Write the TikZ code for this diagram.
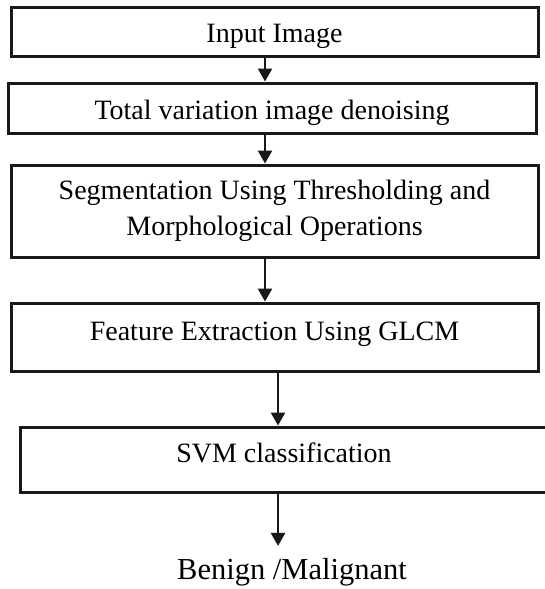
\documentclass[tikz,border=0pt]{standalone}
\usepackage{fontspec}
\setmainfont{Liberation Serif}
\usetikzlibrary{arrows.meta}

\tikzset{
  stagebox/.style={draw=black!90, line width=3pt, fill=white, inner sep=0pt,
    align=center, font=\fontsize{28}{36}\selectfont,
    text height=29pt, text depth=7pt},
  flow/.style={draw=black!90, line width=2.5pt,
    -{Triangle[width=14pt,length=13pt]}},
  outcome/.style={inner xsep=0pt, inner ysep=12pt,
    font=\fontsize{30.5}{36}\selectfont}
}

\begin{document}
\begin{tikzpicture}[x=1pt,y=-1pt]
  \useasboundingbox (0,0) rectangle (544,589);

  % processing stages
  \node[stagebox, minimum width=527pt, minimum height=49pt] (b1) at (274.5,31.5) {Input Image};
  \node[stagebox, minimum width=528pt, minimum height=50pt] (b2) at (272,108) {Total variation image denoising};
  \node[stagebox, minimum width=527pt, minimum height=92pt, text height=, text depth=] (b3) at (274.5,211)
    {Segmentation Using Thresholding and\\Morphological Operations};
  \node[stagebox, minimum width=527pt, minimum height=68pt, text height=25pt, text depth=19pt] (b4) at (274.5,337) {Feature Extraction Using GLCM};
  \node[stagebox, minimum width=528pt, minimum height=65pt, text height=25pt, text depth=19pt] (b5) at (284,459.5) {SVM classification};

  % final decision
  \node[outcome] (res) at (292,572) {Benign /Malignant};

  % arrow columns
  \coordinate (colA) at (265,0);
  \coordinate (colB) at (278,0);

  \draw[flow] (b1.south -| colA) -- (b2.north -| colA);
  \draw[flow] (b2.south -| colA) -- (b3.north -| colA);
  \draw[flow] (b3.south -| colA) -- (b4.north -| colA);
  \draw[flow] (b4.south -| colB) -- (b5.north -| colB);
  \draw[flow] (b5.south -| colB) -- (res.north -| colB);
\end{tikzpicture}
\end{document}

# What to do:
Write out the full set of lines verbatim, without the pictures.

# Result of the task:
Write the TikZ code for this diagram.
\documentclass[tikz,border=0pt]{standalone}
\usepackage{fontspec}
\setmainfont{Liberation Serif}
\usetikzlibrary{arrows.meta}

\tikzset{
  stagebox/.style={draw=black!90, line width=3pt, fill=white, inner sep=0pt,
    align=center, font=\fontsize{28}{36}\selectfont,
    text height=29pt, text depth=7pt},
  flow/.style={draw=black!90, line width=2.5pt,
    -{Triangle[width=14pt,length=13pt]}},
  outcome/.style={inner xsep=0pt, inner ysep=12pt,
    font=\fontsize{30.5}{36}\selectfont}
}

\begin{document}
\begin{tikzpicture}[x=1pt,y=-1pt]
  \useasboundingbox (0,0) rectangle (544,589);

  % processing stages
  \node[stagebox, minimum width=527pt, minimum height=49pt] (b1) at (274.5,31.5) {Input Image};
  \node[stagebox, minimum width=528pt, minimum height=50pt] (b2) at (272,108) {Total variation image denoising};
  \node[stagebox, minimum width=527pt, minimum height=92pt, text height=, text depth=] (b3) at (274.5,211)
    {Segmentation Using Thresholding and\\Morphological Operations};
  \node[stagebox, minimum width=527pt, minimum height=68pt, text height=25pt, text depth=19pt] (b4) at (274.5,337) {Feature Extraction Using GLCM};
  \node[stagebox, minimum width=528pt, minimum height=65pt, text height=25pt, text depth=19pt] (b5) at (284,459.5) {SVM classification};

  % final decision
  \node[outcome] (res) at (292,572) {Benign /Malignant};

  % arrow columns
  \coordinate (colA) at (265,0);
  \coordinate (colB) at (278,0);

  \draw[flow] (b1.south -| colA) -- (b2.north -| colA);
  \draw[flow] (b2.south -| colA) -- (b3.north -| colA);
  \draw[flow] (b3.south -| colA) -- (b4.north -| colA);
  \draw[flow] (b4.south -| colB) -- (b5.north -| colB);
  \draw[flow] (b5.south -| colB) -- (res.north -| colB);
\end{tikzpicture}
\end{document}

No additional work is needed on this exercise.